A single run of lines is to be printed exactly: starting at the line with "Rebuild this chart" and ending at the line with "const xTicks = [-0.2, -0.1, 0, 0.1, 0.2];", both included. Leave the pictures out.
>> Start GIVEN RECORDS
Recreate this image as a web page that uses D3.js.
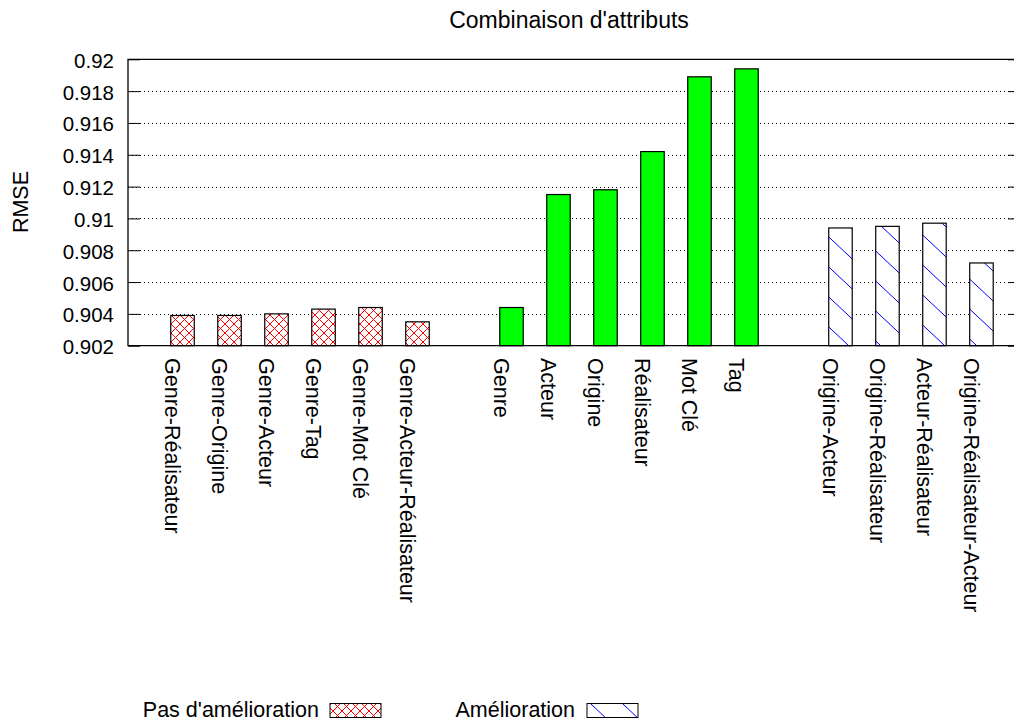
<!DOCTYPE html>
<html>
<head>
<meta charset="utf-8">
<script src="https://cdn.jsdelivr.net/npm/d3@7"></script>
<style>
  html, body { margin: 0; padding: 0; background: #fff; }
  svg { display: block; }
  text { font-family: "Liberation Sans", Arial, sans-serif; fill: #000; }
</style>
</head>
<body>
<div id="chart"></div>
<script>
// ---- data ----
const title = "Combinaison d'attributs";
const yLabel = "RMSE";

const labelsNoImprov = ["Genre-Réalisateur", "Genre-Origine", "Genre-Acteur", "Genre-Tag", "Genre-Mot Clé", "Genre-Acteur-Réalisateur"];
const valuesNoImprov = [0.9039, 0.9039, 0.9040, 0.9043, 0.9044, 0.9035];

const labelsSingle = ["Genre", "Acteur", "Origine", "Réalisateur", "Mot Clé", "Tag"];
const valuesSingle = [0.9044, 0.9115, 0.9118, 0.9142, 0.9189, 0.9194];

const labelsImprov = ["Origine-Acteur", "Origine-Réalisateur", "Acteur-Réalisateur", "Origine-Réalisateur-Acteur"];
const valuesImprov = [0.9094, 0.9095, 0.9097, 0.9072];

const yTickValues = [0.902, 0.904, 0.906, 0.908, 0.91, 0.912, 0.914, 0.916, 0.918, 0.92];
const yTickLabels = ["0.902", "0.904", "0.906", "0.908", "0.91", "0.912", "0.914", "0.916", "0.918", "0.92"];

const legendLabels = ["Pas d'amélioration", "Amélioration"];

(function () {
// ---- layout ----
const W = 1014, H = 725;
const pLeft = 128, pRight = 1020, pTop = 59.3, pBottom = 345.7;
const fontSize = 21.5;

const groups = [
  { labels: labelsNoImprov, values: valuesNoImprov, fill: "url(#cross)" },
  { labels: labelsSingle, values: valuesSingle, fill: "#00ff00" },
  { labels: labelsImprov, values: valuesImprov, fill: "url(#hatch)" }
];

// build bar table with slot index (one empty slot between groups)
const bars = [];
let slot = 0;
groups.forEach((g, gi) => {
  g.labels.forEach((lab, i) => {
    bars.push({ label: lab, value: g.values[i], slot: slot, fill: g.fill, group: gi });
    slot++;
  });
  slot++;
});
const lastSlot = slot - 2;

const x = d3.scaleLinear().domain([-1.16, lastSlot + 0.82]).range([pLeft, pRight]);
const y = d3.scaleLinear().domain([0.902, 0.92]).range([pBottom, pTop]);
const barW = (x(1) - x(0)) * 0.5;

const svg = d3.select("#chart").append("svg")
  .attr("width", W).attr("height", H)
  .attr("viewBox", `0 0 ${W} ${H}`);

svg.append("rect").attr("width", W).attr("height", H).attr("fill", "#fff");

const defs = svg.append("defs");
// red crosshatch
const cross = defs.append("pattern")
  .attr("id", "cross").attr("patternUnits", "userSpaceOnUse")
  .attr("width", 9).attr("height", 9);
cross.append("rect").attr("width", 9).attr("height", 9).attr("fill", "#fff");
cross.append("path").attr("d", "M0,0 L9,9 M9,0 L0,9")
  .attr("stroke", "#ff0000").attr("stroke-width", 1).attr("fill", "none");

// blue diagonal hatch
const hatch = defs.append("pattern")
  .attr("id", "hatch").attr("patternUnits", "userSpaceOnUse")
  .attr("width", 32).attr("height", 30);
hatch.append("rect").attr("width", 32).attr("height", 30).attr("fill", "#fff");
hatch.append("path").attr("d", "M0,0 L32,30 M-32,0 L0,30 M32,0 L64,30")
  .attr("stroke", "#0000ff").attr("stroke-width", 1).attr("fill", "none");

// grid lines (dotted)
const gridVals = yTickValues.filter(v => v > 0.902 && v < 0.92);
svg.append("g").selectAll("line").data(gridVals).join("line")
  .attr("x1", pLeft).attr("x2", pRight)
  .attr("y1", d => Math.round(y(d)) + 0.5).attr("y2", d => Math.round(y(d)) + 0.5)
  .attr("stroke", "#000").attr("stroke-width", 1)
  .attr("stroke-dasharray", "1,3");

// y axis ticks (left and mirrored right), inward
const yAxisL = d3.axisRight(y).tickValues(yTickValues).tickSize(12).tickFormat("");
svg.append("g").attr("transform", `translate(${pLeft},0)`).call(yAxisL)
  .call(g => g.select(".domain").remove())
  .call(g => g.selectAll("line").attr("stroke", "#000"));
const yAxisR = d3.axisLeft(y).tickValues(yTickValues).tickSize(12).tickFormat("");
svg.append("g").attr("transform", `translate(${pRight},0)`).call(yAxisR)
  .call(g => g.select(".domain").remove())
  .call(g => g.selectAll("line").attr("stroke", "#000"));

// y tick labels
svg.append("g").selectAll("text").data(yTickValues).join("text")
  .attr("x", 114).attr("y", d => y(d) + 8.5)
  .attr("text-anchor", "end")
  .attr("font-size", 20.5)
  .text((d, i) => yTickLabels[i]);

// bars
svg.append("g").selectAll("rect").data(bars).join("rect")
  .attr("x", d => x(d.slot) - barW / 2)
  .attr("y", d => y(d.value))
  .attr("width", barW)
  .attr("height", d => y(0.902) - y(d.value))
  .attr("fill", d => d.fill)
  .attr("stroke", "#000").attr("stroke-width", 1.2);

// border
svg.append("path")
  .attr("d", `M${pRight},${pTop} L${pLeft},${pTop} L${pLeft},${pBottom} L${pRight},${pBottom}`)
  .attr("fill", "none").attr("stroke", "#000").attr("stroke-width", 1.3);

// x labels (rotated)
svg.append("g").selectAll("text").data(bars).join("text")
  .attr("transform", d => `translate(${x(d.slot) - 17.5},358) rotate(90)`)
  .attr("text-anchor", "start")
  .attr("font-size", fontSize)
  .text(d => d.label);

// title
svg.append("text").attr("x", 569).attr("y", 28)
  .attr("text-anchor", "middle").attr("font-size", 23).text(title);

// y label
svg.append("text").attr("transform", `translate(28,202) rotate(-90)`)
  .attr("text-anchor", "middle").attr("font-size", fontSize).text(yLabel);

// legend
const legendItems = [
  { label: legendLabels[0], fill: "url(#cross)", textEnd: 319, sx: 330 },
  { label: legendLabels[1], fill: "url(#hatch)", textEnd: 575, sx: 587 }
];
const lg = svg.append("g");
legendItems.forEach(it => {
  lg.append("text").attr("x", it.textEnd).attr("y", 716.5)
    .attr("text-anchor", "end").attr("font-size", fontSize).text(it.label);
  lg.append("rect").attr("x", it.sx).attr("y", 703.5).attr("width", 51).attr("height", 14)
    .attr("fill", it.fill).attr("stroke", "#000").attr("stroke-width", 1);
});
})();
</script>
</body>
</html>
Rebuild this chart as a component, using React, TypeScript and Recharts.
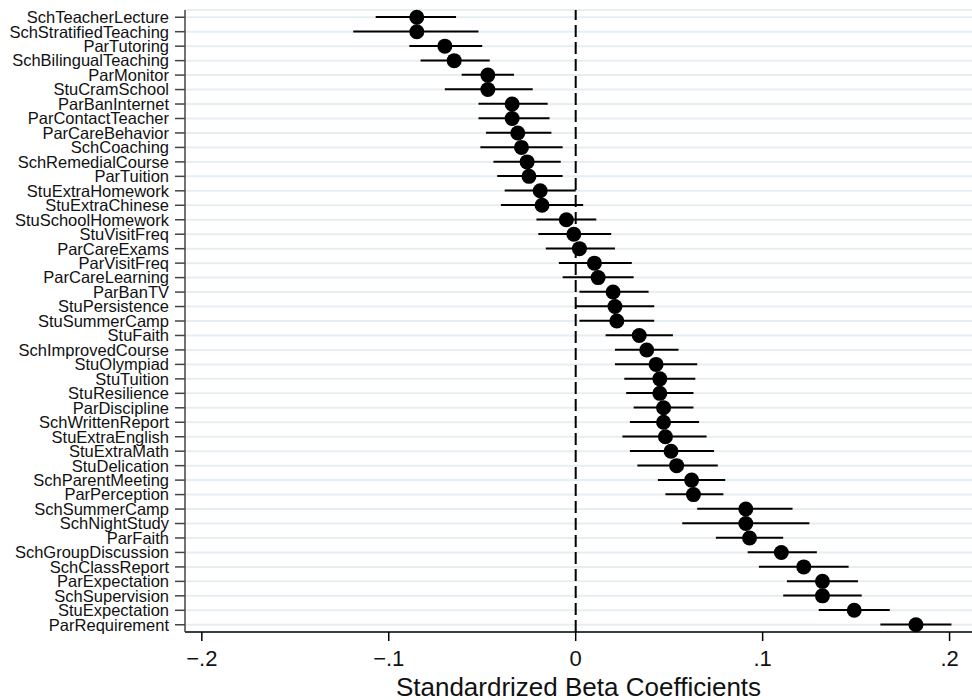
import React from "react";
import {
  ComposedChart,
  Bar,
  Line,
  XAxis,
  YAxis,
  CartesianGrid,
  ReferenceLine,
} from "recharts";

// variables, top to bottom
const labels = [
  "SchTeacherLecture", "SchStratifiedTeaching", "ParTutoring", "SchBilingualTeaching",
  "ParMonitor", "StuCramSchool", "ParBanInternet", "ParContactTeacher", "ParCareBehavior",
  "SchCoaching", "SchRemedialCourse", "ParTuition", "StuExtraHomework", "StuExtraChinese",
  "StuSchoolHomework", "StuVisitFreq", "ParCareExams", "ParVisitFreq", "ParCareLearning",
  "ParBanTV", "StuPersistence", "StuSummerCamp", "StuFaith", "SchImprovedCourse",
  "StuOlympiad", "StuTuition", "StuResilience", "ParDiscipline", "SchWrittenReport",
  "StuExtraEnglish", "StuExtraMath", "StuDelication", "SchParentMeeting", "ParPerception",
  "SchSummerCamp", "SchNightStudy", "ParFaith", "SchGroupDiscussion", "SchClassReport",
  "ParExpectation", "SchSupervision", "StuExpectation", "ParRequirement",
];

// point estimates
const coef = [
  -0.085, -0.085, -0.07, -0.065, -0.047, -0.047, -0.034, -0.034, -0.031, -0.029, -0.026,
  -0.025, -0.019, -0.018, -0.005, -0.001, 0.002, 0.01, 0.012, 0.02, 0.021, 0.022, 0.034,
  0.038, 0.043, 0.045, 0.045, 0.047, 0.047, 0.048, 0.051, 0.054, 0.062, 0.063, 0.091,
  0.091, 0.093, 0.11, 0.122, 0.132, 0.132, 0.149, 0.182,
];

// confidence interval bounds
const lower = [
  -0.107, -0.119, -0.089, -0.083, -0.061, -0.07, -0.052, -0.052, -0.048, -0.051, -0.044,
  -0.042, -0.038, -0.04, -0.021, -0.02, -0.016, -0.009, -0.007, 0.002, 0.0, 0.002, 0.016,
  0.021, 0.021, 0.026, 0.027, 0.031, 0.029, 0.025, 0.029, 0.033, 0.044, 0.048, 0.065,
  0.057, 0.075, 0.092, 0.098, 0.113, 0.111, 0.13, 0.163,
];
const upper = [
  -0.064, -0.052, -0.05, -0.046, -0.033, -0.023, -0.015, -0.014, -0.013, -0.007, -0.008,
  -0.007, 0.0, 0.004, 0.011, 0.019, 0.021, 0.03, 0.031, 0.039, 0.042, 0.042, 0.052,
  0.055, 0.065, 0.064, 0.063, 0.063, 0.066, 0.07, 0.074, 0.076, 0.08, 0.079, 0.116,
  0.125, 0.111, 0.129, 0.146, 0.151, 0.153, 0.168, 0.201,
];

const xTicks = [-0.2, -0.1, 0, 0.1, 0.2];

const data = labels.map((name, i) => ({
  name,
  coef: coef[i],
  ci: [lower[i], upper[i]],
}));

const font = "'Liberation Sans', Arial, Helvetica, sans-serif";

const fmt = (v: number) =>
  v === 0 ? "0" : (v < 0 ? "\u2212" : "") + String(Math.abs(v)).replace(/^0/, "");

const Dot = (props: any) => {
  const { cx, cy } = props;
  if (cx == null || cy == null) return null;
  return <circle cx={cx} cy={cy} r={7.5} fill="#000" />;
};

export default function App() {
  return (
    <div style={{ position: "absolute", left: 0, top: 0, background: "#fff" }}>
      <ComposedChart
        width={972}
        height={700}
        data={data}
        layout="vertical"
        margin={{ top: 10, right: 0, bottom: 0, left: 0 }}
        style={{ fontFamily: font }}
      >
        <CartesianGrid horizontal vertical={false} stroke="#e7eef2" strokeWidth={2} />
        <XAxis
          type="number"
          domain={[-0.209, 0.212]}
          ticks={xTicks}
          tickFormatter={fmt}
          height={68}
          tickSize={9}
          tickMargin={9}
          stroke="#000"
          strokeWidth={1.5}
          tick={{ fill: "#111", fontSize: 22 }}
          allowDataOverflow
          label={{
            value: "Standardrized Beta Coefficients",
            position: "insideBottom",
            offset: 4,
            fill: "#111",
            fontSize: 26,
          }}
        />
        <YAxis
          type="category"
          dataKey="name"
          width={185}
          interval={0}
          tickSize={10}
          tickMargin={6}
          stroke="#444"
          strokeWidth={1.5}
          tick={{ fill: "#111", fontSize: 16.5 }}
        />
        <ReferenceLine x={0} stroke="#000" strokeWidth={2} strokeDasharray="12 5" />
        <Bar dataKey="ci" barSize={2} fill="#000" isAnimationActive={false} />
        <Line
          dataKey="coef"
          stroke="none"
          dot={<Dot />}
          activeDot={false}
          isAnimationActive={false}
        />
      </ComposedChart>
    </div>
  );
}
>> End GIVEN RECORDS
FINAL RESULT:
Rebuild this chart as a component, using React, TypeScript and Recharts.
import React from "react";
import {
  ComposedChart,
  Bar,
  Line,
  XAxis,
  YAxis,
  CartesianGrid,
  ReferenceLine,
} from "recharts";

// variables, top to bottom
const labels = [
  "SchTeacherLecture", "SchStratifiedTeaching", "ParTutoring", "SchBilingualTeaching",
  "ParMonitor", "StuCramSchool", "ParBanInternet", "ParContactTeacher", "ParCareBehavior",
  "SchCoaching", "SchRemedialCourse", "ParTuition", "StuExtraHomework", "StuExtraChinese",
  "StuSchoolHomework", "StuVisitFreq", "ParCareExams", "ParVisitFreq", "ParCareLearning",
  "ParBanTV", "StuPersistence", "StuSummerCamp", "StuFaith", "SchImprovedCourse",
  "StuOlympiad", "StuTuition", "StuResilience", "ParDiscipline", "SchWrittenReport",
  "StuExtraEnglish", "StuExtraMath", "StuDelication", "SchParentMeeting", "ParPerception",
  "SchSummerCamp", "SchNightStudy", "ParFaith", "SchGroupDiscussion", "SchClassReport",
  "ParExpectation", "SchSupervision", "StuExpectation", "ParRequirement",
];

// point estimates
const coef = [
  -0.085, -0.085, -0.07, -0.065, -0.047, -0.047, -0.034, -0.034, -0.031, -0.029, -0.026,
  -0.025, -0.019, -0.018, -0.005, -0.001, 0.002, 0.01, 0.012, 0.02, 0.021, 0.022, 0.034,
  0.038, 0.043, 0.045, 0.045, 0.047, 0.047, 0.048, 0.051, 0.054, 0.062, 0.063, 0.091,
  0.091, 0.093, 0.11, 0.122, 0.132, 0.132, 0.149, 0.182,
];

// confidence interval bounds
const lower = [
  -0.107, -0.119, -0.089, -0.083, -0.061, -0.07, -0.052, -0.052, -0.048, -0.051, -0.044,
  -0.042, -0.038, -0.04, -0.021, -0.02, -0.016, -0.009, -0.007, 0.002, 0.0, 0.002, 0.016,
  0.021, 0.021, 0.026, 0.027, 0.031, 0.029, 0.025, 0.029, 0.033, 0.044, 0.048, 0.065,
  0.057, 0.075, 0.092, 0.098, 0.113, 0.111, 0.13, 0.163,
];
const upper = [
  -0.064, -0.052, -0.05, -0.046, -0.033, -0.023, -0.015, -0.014, -0.013, -0.007, -0.008,
  -0.007, 0.0, 0.004, 0.011, 0.019, 0.021, 0.03, 0.031, 0.039, 0.042, 0.042, 0.052,
  0.055, 0.065, 0.064, 0.063, 0.063, 0.066, 0.07, 0.074, 0.076, 0.08, 0.079, 0.116,
  0.125, 0.111, 0.129, 0.146, 0.151, 0.153, 0.168, 0.201,
];

const xTicks = [-0.2, -0.1, 0, 0.1, 0.2];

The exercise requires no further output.